- [Prompt]: Print the listing from its top line through the line containing "ax = fig.add_axes([0.1096, 0.0897, 0.8680, 0.8821])", nothing more, and leave out the pictures.
** START Information supplied **
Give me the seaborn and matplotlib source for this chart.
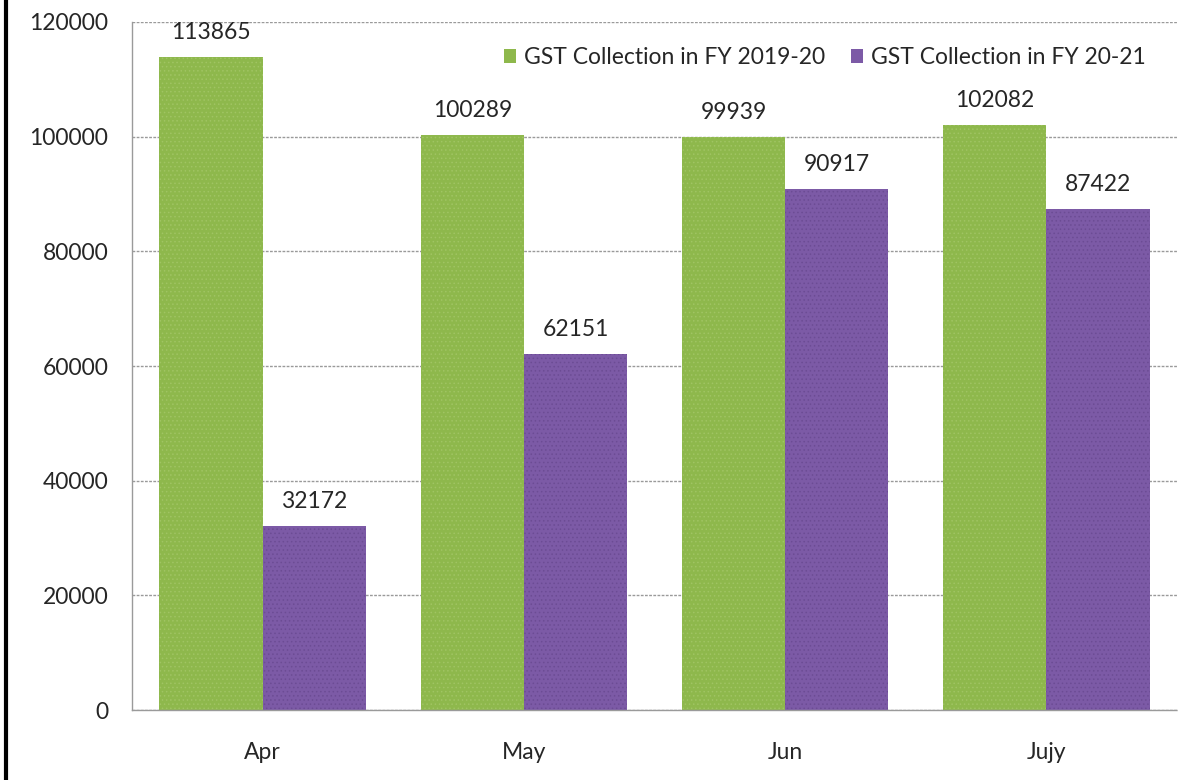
import matplotlib
matplotlib.use("Agg")
import matplotlib.pyplot as plt
import seaborn as sns
import pandas as pd

months = ["Apr", "May", "Jun", "Jujy"]
fy_2019_20 = [113865, 100289, 99939, 102082]
fy_2020_21 = [32172, 62151, 90917, 87422]
series_names = ["GST Collection in FY 2019-20", "GST Collection in FY 20-21"]
colors = ["#8EB84C", "#7C5AA6"]

df = pd.DataFrame({
    "Month": months * 2,
    "Value": fy_2019_20 + fy_2020_21,
    "Series": [series_names[0]] * 4 + [series_names[1]] * 4,
})

sns.set_theme(style="white")
plt.rcParams["font.family"] = ["Lato", "DejaVu Sans"]
plt.rcParams["hatch.linewidth"] = 0.6

fig = plt.figure(figsize=(12.04, 7.8), dpi=100)
ax = fig.add_axes([0.1096, 0.0897, 0.8680, 0.8821])

sns.barplot(data=df, x="Month", y="Value", hue="Series", palette=colors,
            width=0.79, saturation=1, ax=ax, linewidth=0)

hatch_cols = ["#A0C463", "#6C4C94"]
for cont, hc in zip(ax.containers, hatch_cols):
    for p in cont.patches:
        p.set_hatch("....")
        p.set_edgecolor(hc)
        p.set_linewidth(0)

for cont in ax.containers:
    ax.bar_label(cont, labels=[f"{int(v)}" for v in cont.datavalues],
                 padding=10, fontsize=16.5, color="#262626")

ax.set_ylim(0, 120000)
ax.set_xlim(-0.5, 3.5)
ax.set_yticks(range(0, 120001, 20000))
ax.set_yticklabels([str(v) for v in range(0, 120001, 20000)], fontsize=16.5, color="#262626")
ax.tick_params(axis="x", labelsize=16.5, colors="#262626", length=0, pad=23)
ax.tick_params(axis="y", length=0, pad=17)
ax.set_xlabel("")
ax.set_ylabel("")
ax.yaxis.grid(True, color="#9a9a9a", linestyle=(0, (2, 1)), linewidth=1)
ax.set_axisbelow(True)
for s in ["top", "right"]:
    ax.spines[s].set_visible(False)
for s in ["left", "bottom"]:
    ax.spines[s].set_color("#9a9a9a")
    ax.spines[s].set_linestyle((0, (2, 1)))
    ax.spines[s].set_linewidth(1)

leg = ax.legend(loc="upper right", ncol=2, frameon=False, fontsize=16.5,
                handlelength=0.55, handleheight=0.55, handletextpad=0.35,
                columnspacing=1.1, bbox_to_anchor=(0.99, 0.993))
for t in leg.get_texts():
    t.set_color("#262626")
for h in leg.legend_handles:
    h.set_hatch(None)
    h.set_linewidth(0)

fig.add_artist(plt.Line2D([0.005, 0.005], [0, 1], color="black", linewidth=3,
                          transform=fig.transFigure))

fig.savefig("out.png", dpi=100, facecolor="white")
** END Information supplied **
- [Exercise result]:
Give me the seaborn and matplotlib source for this chart.
import matplotlib
matplotlib.use("Agg")
import matplotlib.pyplot as plt
import seaborn as sns
import pandas as pd

months = ["Apr", "May", "Jun", "Jujy"]
fy_2019_20 = [113865, 100289, 99939, 102082]
fy_2020_21 = [32172, 62151, 90917, 87422]
series_names = ["GST Collection in FY 2019-20", "GST Collection in FY 20-21"]
colors = ["#8EB84C", "#7C5AA6"]

df = pd.DataFrame({
    "Month": months * 2,
    "Value": fy_2019_20 + fy_2020_21,
    "Series": [series_names[0]] * 4 + [series_names[1]] * 4,
})

sns.set_theme(style="white")
plt.rcParams["font.family"] = ["Lato", "DejaVu Sans"]
plt.rcParams["hatch.linewidth"] = 0.6

fig = plt.figure(figsize=(12.04, 7.8), dpi=100)
ax = fig.add_axes([0.1096, 0.0897, 0.8680, 0.8821])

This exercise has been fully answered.